Amirav was involved in the political arena for many years. In 1987 he was the first to initiate negotiations with the PLO with Faisal Husseini, then leader of the Palestinians in Jerusalem with whom he prepared a plan for a confederative political settlement between Jordan, Palestine and Israel. That year, the president of Romania, Nicolae Ceaușescu, invited Yitzhak Shamir and Yasser Arafat, to Romania for the first peace conference between the Israelis and Palestinians, on the bases of "The Amirav Husseini Plan". Prime Minister Shamir refused and Husseini was imprisoned. Amirav left the Likud party. His leave certainly had great impact at the time in Israel and abroad.
In 1988 he established the "Semitic Confederation Movement" which included Israelis, Jordanians and Palestinians, academics, retired ex-Israeli generals and other public figures. He then initiated the first public peace conference between Israeli and P.L.O. personalities. This took place under the auspices of the Belgian government in Brussels. In 1989 he organized at Stanford University the meeting of top position Israelis and P.L.O. They signed the first peace agreement. Amirav is considered in Israel as the first barrier breaker with the Palestinians.

==Jerusalem Syndrome==
Amirav's book, "Jerusalem Syndrome: The Palestinian-Israeli Battle for the Holy City" was published by Sussex Academic Press in June 2009.
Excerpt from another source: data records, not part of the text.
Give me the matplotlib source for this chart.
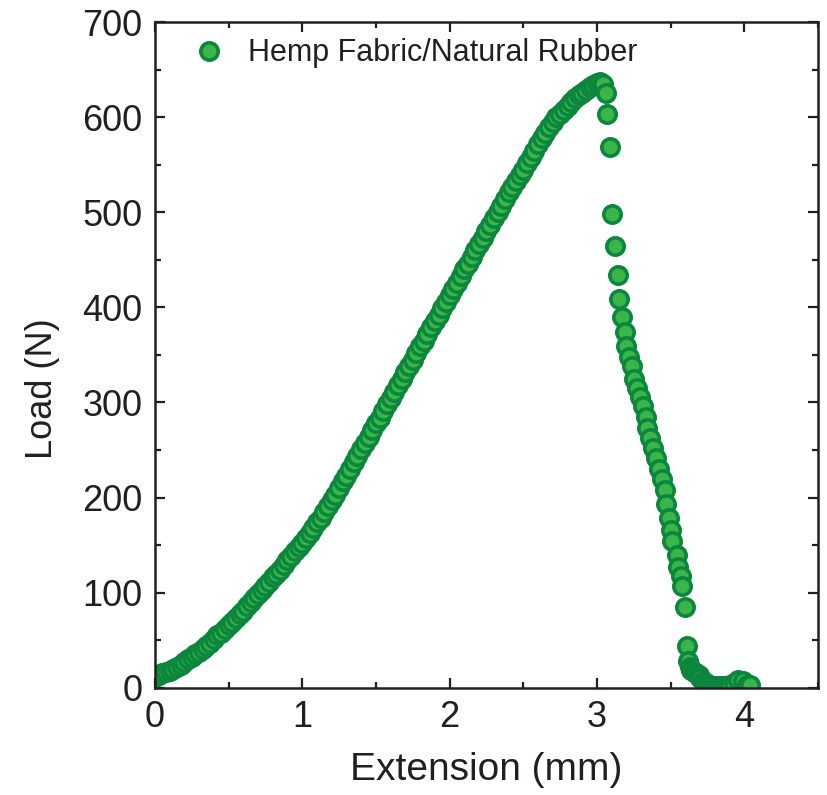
import numpy as np
import matplotlib.pyplot as plt
from matplotlib.ticker import MultipleLocator

plt.rcParams['font.family'] = ['Liberation Sans', 'DejaVu Sans']

# loading branch up to the peak load
ext_rise = [0.000, 0.025, 0.050, 0.075, 0.100, 0.125, 0.150, 0.175, 0.200, 0.225,
            0.250, 0.275, 0.300, 0.325, 0.350, 0.375, 0.400, 0.425, 0.450, 0.475,
            0.500, 0.525, 0.550, 0.575, 0.600, 0.625, 0.650, 0.675, 0.700, 0.725,
            0.750, 0.775, 0.800, 0.825, 0.850, 0.875, 0.900, 0.925, 0.950, 0.975,
            1.000, 1.025, 1.050, 1.075, 1.100, 1.125, 1.150, 1.175, 1.200, 1.225,
            1.250, 1.275, 1.300, 1.325, 1.350, 1.375, 1.400, 1.425, 1.450, 1.475,
            1.500, 1.525, 1.550, 1.575, 1.600, 1.625, 1.650, 1.675, 1.700, 1.725,
            1.750, 1.775, 1.800, 1.825, 1.850, 1.875, 1.900, 1.925, 1.950, 1.975,
            2.000, 2.025, 2.050, 2.075, 2.100, 2.125, 2.150, 2.175, 2.200, 2.225,
            2.250, 2.275, 2.300, 2.325, 2.350, 2.375, 2.400, 2.425, 2.450, 2.475,
            2.500, 2.525, 2.550, 2.575, 2.600, 2.625, 2.650, 2.675, 2.700, 2.725,
            2.750, 2.775, 2.800, 2.825, 2.850, 2.875, 2.900, 2.925, 2.950, 2.975,
            3.000, 3.020, 3.040]
load_rise = [11, 13, 15, 17, 18, 20, 22, 24, 27, 30,
             32, 35, 38, 41, 44, 47, 51, 55, 58, 62,
             66, 69, 73, 77, 81, 86, 90, 94, 99, 103,
             107, 111, 116, 120, 124, 129, 134, 139, 144, 148,
             152, 157, 163, 168, 174, 179, 185, 191, 197, 203,
             210, 217, 223, 230, 237, 244, 251, 257, 264, 271,
             278, 284, 291, 298, 305, 311, 318, 325, 332, 338,
             345, 352, 359, 365, 372, 379, 386, 392, 399, 406,
             413, 419, 426, 433, 440, 446, 453, 460, 467, 473,
             480, 487, 494, 500, 507, 514, 521, 527, 533, 539,
             545, 552, 558, 565, 572, 578, 584, 590, 595, 600,
             604, 608, 612, 616, 620, 623, 626, 629, 632, 634,
             636, 637, 635]

# failure branch after the peak
ext_fall = [3.06, 3.07, 3.09, 3.10, 3.12, 3.14, 3.15, 3.17, 3.19, 3.20,
            3.22, 3.24, 3.25, 3.27, 3.29, 3.31, 3.33, 3.34, 3.36, 3.38,
            3.40, 3.42, 3.44, 3.46, 3.47, 3.49, 3.50, 3.51, 3.54, 3.55,
            3.57, 3.58, 3.60, 3.61, 3.62, 3.63, 3.64, 3.66, 3.67, 3.69,
            3.70, 3.72, 3.74, 3.76, 3.78, 3.80, 3.82, 3.84, 3.86, 3.88,
            3.90, 3.93, 3.96, 3.99, 4.02, 4.04]
load_fall = [626, 604, 569, 498, 465, 434, 409, 390, 374, 359,
             348, 338, 325, 315, 306, 296, 285, 273, 263, 252,
             242, 230, 219, 208, 193, 178, 166, 154, 140, 127,
             117, 107, 85, 44, 28, 22, 19, 17, 15, 13,
             10, 7, 5, 3, 2, 2, 2, 2, 2, 2,
             3, 5, 8, 7, 3, 3]

extension = np.array(ext_rise + ext_fall)
load = np.array(load_rise + load_fall)

fig = plt.figure(figsize=(8.28, 7.95), dpi=100)
ax = fig.add_axes([0.187, 0.135, 0.801, 0.837])

ax.plot(extension, load, linestyle='none', marker='o', markersize=12.5,
        markerfacecolor='#3bb54a', markeredgecolor='#0a873c', markeredgewidth=2.6,
        label='Hemp Fabric/Natural Rubber')

ax.set_xlim(0, 4.5)
ax.set_ylim(0, 700)
ax.xaxis.set_major_locator(MultipleLocator(1))
ax.xaxis.set_minor_locator(MultipleLocator(0.5))
ax.yaxis.set_major_locator(MultipleLocator(100))
ax.yaxis.set_minor_locator(MultipleLocator(50))

ax.tick_params(which='both', direction='in', top=True, right=True, width=1.6,
               colors='#231f20')
ax.tick_params(which='major', length=7, labelsize=26, pad=9)
ax.tick_params(which='minor', length=4)
for sp in ax.spines.values():
    sp.set_linewidth(1.8)
    sp.set_color('#231f20')

ax.set_xlabel('Extension (mm)', fontsize=28, color='#231f20', labelpad=12)
ax.set_ylabel('Load (N)', fontsize=26, color='#231f20')
ax.yaxis.set_label_coords(-0.143, 0.45)

ax.legend(loc='upper left', bbox_to_anchor=(0.003, 1.008), frameon=False,
          fontsize=22, handletextpad=0.3, borderaxespad=0.3, labelcolor='#231f20')

fig.savefig('out.png', dpi=100)
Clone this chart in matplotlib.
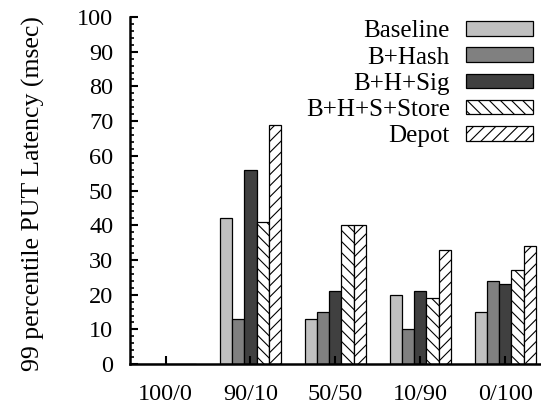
import matplotlib
matplotlib.use('Agg')
import matplotlib.pyplot as plt
import numpy as np

plt.rcParams['font.family'] = ['Liberation Serif', 'DejaVu Serif']
plt.rcParams['hatch.linewidth'] = 0.8

# workload mix (PUT/GET ratio)
categories = ['100/0', '90/10', '50/50', '10/90', '0/100']
series_names = ['Baseline', 'B+Hash', 'B+H+Sig', 'B+H+S+Store', 'Depot']

baseline = [0, 42, 13, 20, 15]
b_hash = [0, 13, 15, 10, 24]
b_h_sig = [0, 56, 21, 21, 23]
b_h_s_store = [0, 41, 40, 19, 27]
depot = [0, 69, 40, 33, 34]

series = [baseline, b_hash, b_h_sig, b_h_s_store, depot]
face_colors = ['#c0c0c0', '#808080', '#404040', 'white', 'white']
hatches = [None, None, None, '\\\\\\', '///']

fig = plt.figure(figsize=(5.41, 4.05), dpi=100)
ax = fig.add_axes([0.240, 0.101, 0.76, 0.857])

x = np.arange(len(categories))
width = 0.143
for i, (vals, name) in enumerate(zip(series, series_names)):
    offset = (i - 2) * width
    ax.bar(x + offset, vals, width, color=face_colors[i], edgecolor='black',
           linewidth=0.9, hatch=hatches[i], label=name)

ax.set_xlim(-0.42, 4.42)
ax.set_ylim(0, 100)
ax.set_xticks(x)
ax.set_xticklabels(categories)
ax.set_yticks(np.arange(0, 101, 10))
ax.set_yticks(np.arange(0, 101, 2), minor=True)
ax.tick_params(axis='both', direction='in', labelsize=17.5, width=1.5, length=6)
ax.tick_params(axis='x', pad=14, top=False)
ax.tick_params(axis='y', pad=12)
ax.tick_params(axis='y', which='minor', direction='in', width=1.2, length=3)
ax.spines['top'].set_visible(False)
ax.spines['right'].set_visible(False)
ax.spines['left'].set_linewidth(1.8)
ax.spines['bottom'].set_linewidth(1.8)

ax.set_ylabel('99 percentile PUT Latency (msec)', fontsize=18.5)
ax.yaxis.set_label_coords(-0.207, 0.49)

leg = ax.legend(loc='upper right', bbox_to_anchor=(0.985, 0.950),
                bbox_transform=fig.transFigure, frameon=False, fontsize=18,
                markerfirst=False, handlelength=2.68, handleheight=0.52,
                labelspacing=0.17, handletextpad=0.64, borderaxespad=0.0,
                borderpad=0.0)
for t in leg.get_texts():
    t.set_ha('right')

fig.savefig('out.png', dpi=100)
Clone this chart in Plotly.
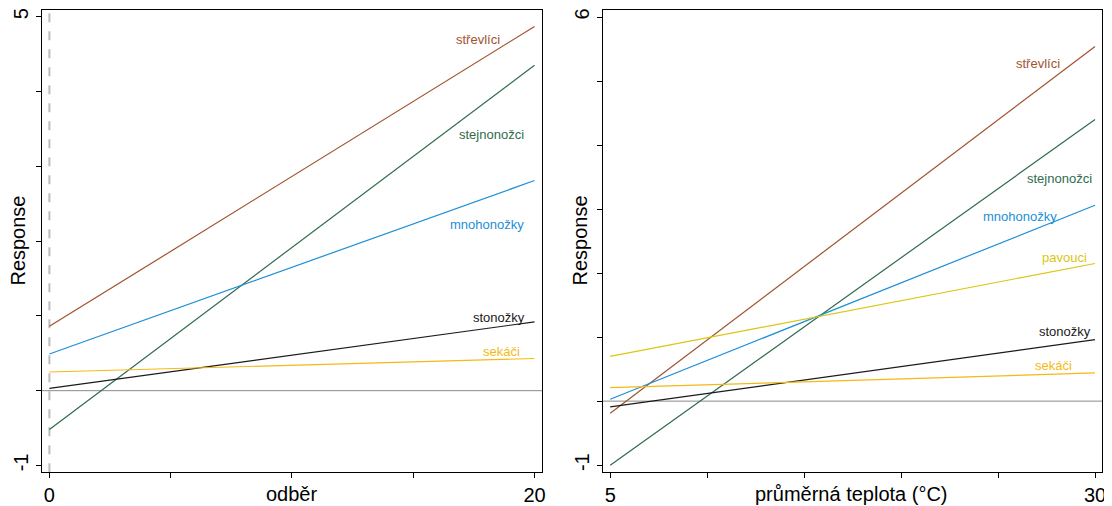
import plotly.graph_objects as go

# ---- data ----
odber_range = [0, 20]
teplota_range = [5, 30]

groups_left = ["střevlíci", "stejnonožci", "mnohonožky", "stonožky", "sekáči"]
odber_start = [0.86, -0.52, 0.49, 0.03, 0.25]
odber_end = [4.87, 4.35, 2.81, 0.92, 0.43]

groups_right = ["střevlíci", "stejnonožci", "mnohonožky", "pavouci", "stonožky", "sekáči"]
teplota_start = [-0.19, -1.00, 0.03, 0.70, -0.09, 0.21]
teplota_end = [5.54, 4.40, 3.06, 2.15, 0.96, 0.44]

left_yticks = [-1, 0, 1, 2, 3, 4, 5]
left_yticktext = ["-1", "", "", "", "", "", "5"]
right_yticks = [-1, 0, 1, 2, 3, 4, 5, 6]
right_yticktext = ["-1", "", "", "", "", "", "", "6"]
left_xticks = [0, 5, 10, 15, 20]
left_xticktext = ["0", "", "", "", "20"]
right_xticks = [5, 10, 15, 20, 25, 30]
right_xticktext = ["5", "", "", "", "", "30"]

# ---- styles ----
colors = {
    "střevlíci": "#A0522D",
    "stejnonožci": "#2F6B4C",
    "mnohonožky": "#1C8FD6",
    "pavouci": "#DCC510",
    "stonožky": "#1A1A1A",
    "sekáči": "#F5B914",
}
# label anchor positions (right edge, vertical centre) in data coordinates
left_label_pos = {
    "střevlíci": (18.64, 4.70),
    "stejnonožci": (19.63, 3.43),
    "mnohonožky": (19.63, 2.22),
    "stonožky": (19.67, 0.98),
    "sekáči": (19.47, 0.53),
}
right_label_pos = {
    "střevlíci": (28.30, 5.27),
    "stejnonožci": (29.94, 3.48),
    "mnohonožky": (28.15, 2.88),
    "pavouci": (29.69, 2.24),
    "stonožky": (29.90, 1.09),
    "sekáči": (28.92, 0.56),
}

FONT = "Liberation Sans, Arial, sans-serif"
# the page body has an 8px margin: the figure starts at (8, 8) of the window
OFF = 8
W, H = 1112 - OFF, 506 - OFF


def fx(px):
    return (px - OFF) / W


def fy(py):
    return 1 - (py - OFF) / H


fig = go.Figure()

for g, s, e in zip(groups_left, odber_start, odber_end):
    fig.add_trace(go.Scatter(x=odber_range, y=[s, e], mode="lines",
                             line=dict(color=colors[g], width=1.2),
                             showlegend=False, xaxis="x", yaxis="y", hoverinfo="skip"))
for g, s, e in zip(groups_right, teplota_start, teplota_end):
    fig.add_trace(go.Scatter(x=teplota_range, y=[s, e], mode="lines",
                             line=dict(color=colors[g], width=1.2),
                             showlegend=False, xaxis="x2", yaxis="y2", hoverinfo="skip"))

annotations = []
for g in groups_left:
    x, y = left_label_pos[g]
    annotations.append(dict(x=x, y=y, xref="x", yref="y", text=g, showarrow=False,
                            xanchor="right", yanchor="middle",
                            font=dict(family=FONT, size=13, color=colors[g])))
for g in groups_right:
    x, y = right_label_pos[g]
    annotations.append(dict(x=x, y=y, xref="x2", yref="y2", text=g, showarrow=False,
                            xanchor="right", yanchor="middle",
                            font=dict(family=FONT, size=13, color=colors[g])))

title_font = dict(family=FONT, size=20, color="black")
annotations += [
    dict(x=fx(18), y=fy(240), xref="paper", yref="paper", text="Response",
         textangle=-90, showarrow=False, xanchor="center", yanchor="middle", font=title_font),
    dict(x=fx(582), y=fy(240), xref="paper", yref="paper", text="Response",
         textangle=-90, showarrow=False, xanchor="center", yanchor="middle", font=title_font),
    dict(x=fx(293), y=fy(495), xref="paper", yref="paper", text="odběr",
         showarrow=False, xanchor="center", yanchor="middle", font=title_font),
    dict(x=fx(855), y=fy(495), xref="paper", yref="paper", text="průměrná teplota (°C)",
         showarrow=False, xanchor="center", yanchor="middle", font=title_font),
]

shapes = [
    dict(type="line", xref="x", yref="y domain", x0=0, x1=0, y0=0, y1=1,
         line=dict(color="#BDBDBD", width=2, dash="dash"), layer="below"),
    dict(type="line", xref="x domain", yref="y", x0=0, x1=1, y0=0, y1=0,
         line=dict(color="#8A8A8A", width=1), layer="below"),
    dict(type="line", xref="x2 domain", yref="y2", x0=0, x1=1, y0=0, y1=0,
         line=dict(color="#8A8A8A", width=1), layer="below"),
]

axis_common = dict(showgrid=False, zeroline=False, showline=True, linecolor="black",
                   linewidth=1.3, mirror=True, ticks="outside", ticklen=5,
                   tickcolor="black", tickwidth=1, ticklabeloverflow="allow",
                   tickfont=dict(family=FONT, size=20, color="black"))

fig.update_layout(
    width=W, height=H,
    margin=dict(l=0, r=0, t=0, b=0),
    paper_bgcolor="white", plot_bgcolor="white",
    showlegend=False,
    xaxis=dict(domain=[fx(42), fx(544)], range=[-0.31, 20.31], anchor="y",
               tickmode="array", tickvals=left_xticks, ticktext=left_xticktext, **axis_common),
    yaxis=dict(domain=[fy(473), fy(8)], range=[-1.09, 5.09], anchor="x",
               tickmode="array", tickvals=left_yticks, ticktext=left_yticktext,
               tickangle=-90, **axis_common),
    xaxis2=dict(domain=[fx(605), fx(1106)], range=[4.62, 30.36], anchor="y2",
                tickmode="array", tickvals=right_xticks, ticktext=right_xticktext, **axis_common),
    yaxis2=dict(domain=[fy(473), fy(8)], range=[-1.11, 6.11], anchor="x2",
                tickmode="array", tickvals=right_yticks, ticktext=right_yticktext,
                tickangle=-90, **axis_common),
    annotations=annotations,
    shapes=shapes,
)

fig.write_html("out.html")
The book analyzes how Israel has failed in its attempts to unify the city, and presents the argument that Israel should relinquish its claim on Palestinian neighborhoods and villages incorporated in 1967. Amirav suggests a unique and creative idea for a solution in Jerusalem: The Old City will be considered as a special zone neither Palestinian nor an Israeli sovereignty and will be run by a special regime.
==Documentary==
In 2007, his son, Nathanel Goldman Amirav, released a documentary about his father's employee, an undocumented Palestinian worker who "sneaks across the border from East Jerusalem to come to work every day." Goldman Amirav called the documentary My Father's Palestinian Slave.